Coontz also mentions how society impacts much of the changing views on marriage and love. She explains how Western society views marriage as a loving matter first and then whether a partner is fit to give financial support. The article explains how society has changed and has adopted Western ideals, yet still follows a similar moral ideal from how the culture of marriage is expected in certain cultures. Over time society has changed in its ideas and different eras in time have much to do with how society views love and marriage.

This leads to how different periods and eras have impacted how marriage and love have changed with how times have changed over time.
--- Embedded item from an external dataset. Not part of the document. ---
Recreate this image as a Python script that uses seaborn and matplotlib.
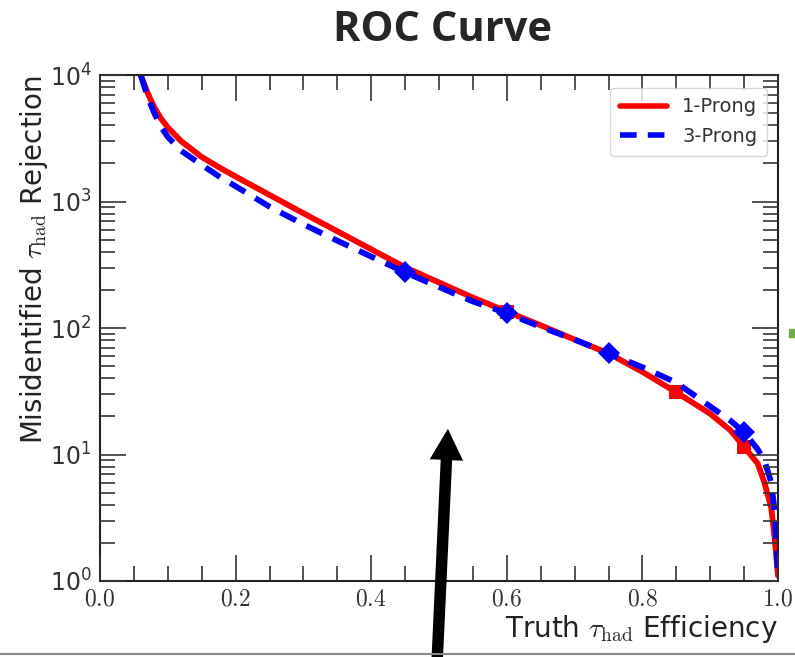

Coontz highlights how in different eras of time, many beliefs have changed in terms of marriage and love, and the impacts that the era had on marriage as a whole on many societies. Coontz uses these examples and compares them to modern views on marriage in Western society where spouses take a vow to remain with each other for life based on sexual and personal reasons today.
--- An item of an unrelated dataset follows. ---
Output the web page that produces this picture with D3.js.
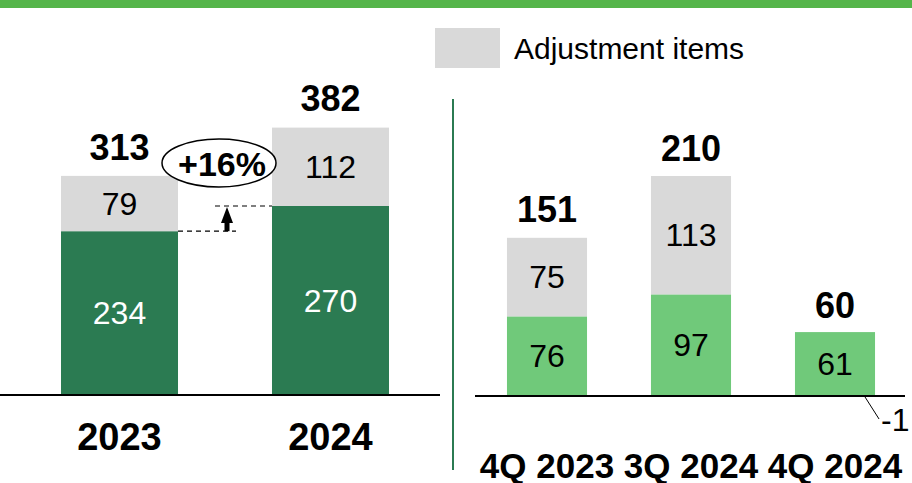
<!DOCTYPE html>
<html><head><meta charset="utf-8">
<script src="https://cdn.jsdelivr.net/npm/d3@7"></script>
<style>body{margin:0;background:#fff}svg{display:block;font-family:"Liberation Sans",Arial,sans-serif}</style>
</head><body><svg id="c" width="912" height="483"></svg>
<script>
const yearCats = ["2023", "2024"];
const yearBase = [234, 270];
const yearAdj = [79, 112];
const yearTotal = [313, 382];
const qCats = ["4Q 2023", "3Q 2024", "4Q 2024"];
const qBase = [76, 97, 61];
const qAdj = [75, 113, -1];
const qTotal = [151, 210, 60];
const legendLabel = "Adjustment items";
const growthLabel = "+16%";

const C = {dark:"#2b7b52", light:"#70c97a", gray:"#d9d9d9", top:"#55b54a"};
const svg = d3.select("#c");
const VAL = 32, TOT = 36;

svg.append("rect").attr("x",0).attr("y",0).attr("width",912).attr("height",8).attr("fill",C.top);

// Legend
svg.append("rect").attr("x",435).attr("y",28).attr("width",65).attr("height",40).attr("fill",C.gray);
svg.append("text").attr("x",514).attr("y",48).attr("dy","0.35em").attr("font-size",30).attr("fill","#000").text(legendLabel);

// separator
svg.append("line").attr("x1",453).attr("x2",453).attr("y1",99).attr("y2",470).attr("stroke","#2b7b52").attr("stroke-width",2);

// Left panel
const xL = d3.scaleBand().domain(yearCats).range([14,436]).paddingInner(0.4455).paddingOuter(0.2228);
const yL = d3.scaleLinear().domain([0,400]).range([395,115]);
const gL = svg.append("g");
yearCats.forEach((c,i)=>{
  const x = xL(c), w = xL.bandwidth();
  gL.append("rect").attr("x",x).attr("width",w).attr("y",yL(yearBase[i])).attr("height",yL(0)-yL(yearBase[i])).attr("fill",C.dark);
  gL.append("rect").attr("x",x).attr("width",w).attr("y",yL(yearBase[i]+yearAdj[i])).attr("height",yL(yearBase[i])-yL(yearBase[i]+yearAdj[i])).attr("fill",C.gray);
  gL.append("text").attr("x",x+w/2).attr("y",(yL(0)+yL(yearBase[i]))/2).attr("dy","0.35em").attr("text-anchor","middle").attr("font-size",VAL).attr("fill","#fff").text(yearBase[i]);
  gL.append("text").attr("x",x+w/2).attr("y",(yL(yearBase[i])+yL(yearBase[i]+yearAdj[i]))/2).attr("dy","0.35em").attr("text-anchor","middle").attr("font-size",VAL).attr("fill","#000").text(yearAdj[i]);
  gL.append("text").attr("x",x+w/2).attr("y",yL(yearTotal[i])-29).attr("dy","0.35em").attr("text-anchor","middle").attr("font-size",TOT).attr("font-weight","bold").text(yearTotal[i]);
  gL.append("text").attr("x",x+w/2).attr("y",437).attr("dy","0.35em").attr("text-anchor","middle").attr("font-size",38).attr("font-weight","bold").text(c);
});
gL.append("line").attr("x1",0).attr("x2",440).attr("y1",yL(0)).attr("y2",yL(0)).attr("stroke","#000").attr("stroke-width",2);

// growth annotation
const x0 = xL("2023")+xL.bandwidth(), x1 = xL("2024");
const yLow = yL(yearBase[0]), yHigh = yL(yearBase[1]);
gL.append("line").attr("x1",x0).attr("x2",236).attr("y1",yLow).attr("y2",yLow).attr("stroke","#000").attr("stroke-width",1.2).attr("stroke-dasharray","5,4");
gL.append("line").attr("x1",215).attr("x2",x1).attr("y1",yHigh).attr("y2",yHigh).attr("stroke","#000").attr("stroke-width",1.2).attr("stroke-dasharray","5,4");
const ax = 227;
gL.append("rect").attr("x",ax-2.5).attr("y",yHigh+15).attr("width",5).attr("height",yLow-yHigh-15).attr("fill","#000");
gL.append("path").attr("d",`M${ax},${yHigh+1} L${ax-6},${yHigh+17} L${ax+6},${yHigh+17} Z`).attr("fill","#000");
gL.append("ellipse").attr("cx",219).attr("cy",163).attr("rx",57).attr("ry",24).attr("fill","#fff").attr("stroke","#000").attr("stroke-width",1.5);
gL.append("text").attr("x",222).attr("y",164).attr("dy","0.35em").attr("text-anchor","middle").attr("font-size",34).attr("font-weight","bold").text(growthLabel);

// Right panel
const xR = d3.scaleBand().domain(qCats).range([475,907]).paddingInner(0.444).paddingOuter(0.222);
const yR = d3.scaleLinear().domain([0,210]).range([396,176]);
const gR = svg.append("g");
qCats.forEach((c,i)=>{
  const x = xR(c), w = xR.bandwidth();
  gR.append("rect").attr("x",x).attr("width",w).attr("y",yR(qBase[i])).attr("height",yR(0)-yR(qBase[i])).attr("fill",C.light);
  gR.append("text").attr("x",x+w/2).attr("y",(yR(0)+yR(qBase[i]))/2).attr("dy","0.35em").attr("text-anchor","middle").attr("font-size",VAL).attr("fill","#000").text(qBase[i]);
  if (qAdj[i] > 0) {
    gR.append("rect").attr("x",x).attr("width",w).attr("y",yR(qBase[i]+qAdj[i])).attr("height",yR(qBase[i])-yR(qBase[i]+qAdj[i])).attr("fill",C.gray);
    gR.append("text").attr("x",x+w/2).attr("y",(yR(qBase[i])+yR(qBase[i]+qAdj[i]))/2).attr("dy","0.35em").attr("text-anchor","middle").attr("font-size",VAL).attr("fill","#000").text(qAdj[i]);
  } else {
    gR.append("rect").attr("x",x).attr("width",w).attr("y",yR(0)).attr("height",yR(qAdj[i])-yR(0)).attr("fill",C.gray);
    const lx = x + w - 10;
    gR.append("line").attr("x1",lx).attr("x2",lx+14).attr("y1",yR(0)+1).attr("y2",yR(0)+23).attr("stroke","#000").attr("stroke-width",1);
    gR.append("text").attr("x",lx+16).attr("y",yR(0)+24).attr("dy","0.35em").attr("font-size",VAL).attr("fill","#000").text(qAdj[i]);
  }
  gR.append("text").attr("x",x+w/2).attr("y",yR(qTotal[i])-28).attr("dy","0.35em").attr("text-anchor","middle").attr("font-size",TOT).attr("font-weight","bold").text(qTotal[i]);
  gR.append("text").attr("x",x+w/2).attr("y",466).attr("dy","0.35em").attr("text-anchor","middle").attr("font-size",35).attr("font-weight","bold").text(c);
});
gR.append("line").attr("x1",475).attr("x2",905).attr("y1",yR(0)).attr("y2",yR(0)).attr("stroke","#000").attr("stroke-width",2);
</script></body></html>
Coontz employs that love being the driving force in matrimony is a modern concept that was frowned upon or looked at as insanity or a threat to oneself and image. “For most of history, it was inconceivable that people would choose their mates based on something as fragile and irrational as love and then focus all their sexual, intimate, and altruistic desires on the resulting marriage" (Coontz 16). Her description of how other Marriage and love is perceived shows that marrying for love is a new idea in society. Though she does state in her article that marrying for love is not a new or Western idea, it is the main concept that people in ancient times married for political and monetary reasons rather than for love and affection. Most of the shift in marriage can be seen as a Westernized shift in how marriage is viewed in the media. Coontz explains She includes examples of other cultural concepts such as how public displays of affection were a crime in Roman times, or how even today, more Eastern ideas of marriage have much more to do with how parents and men feel about the wife based on if she can bear a son and offer domestic household duties. 

Coontz offers a wide range of ideas surrounding love and marriage throughout time and how the concept of marrying for love has become normalized rather than accepted today. She uses traditional ideas of the patriarchy within marriage and how it should benefit men with multiple wives and sons. Through the article Coontz explains the varying ideas of marriage based on previously captured ideas, which bring us to the conclusion that marriage is a widely changing idea, mainly over time and how society decides to accept and interpret it.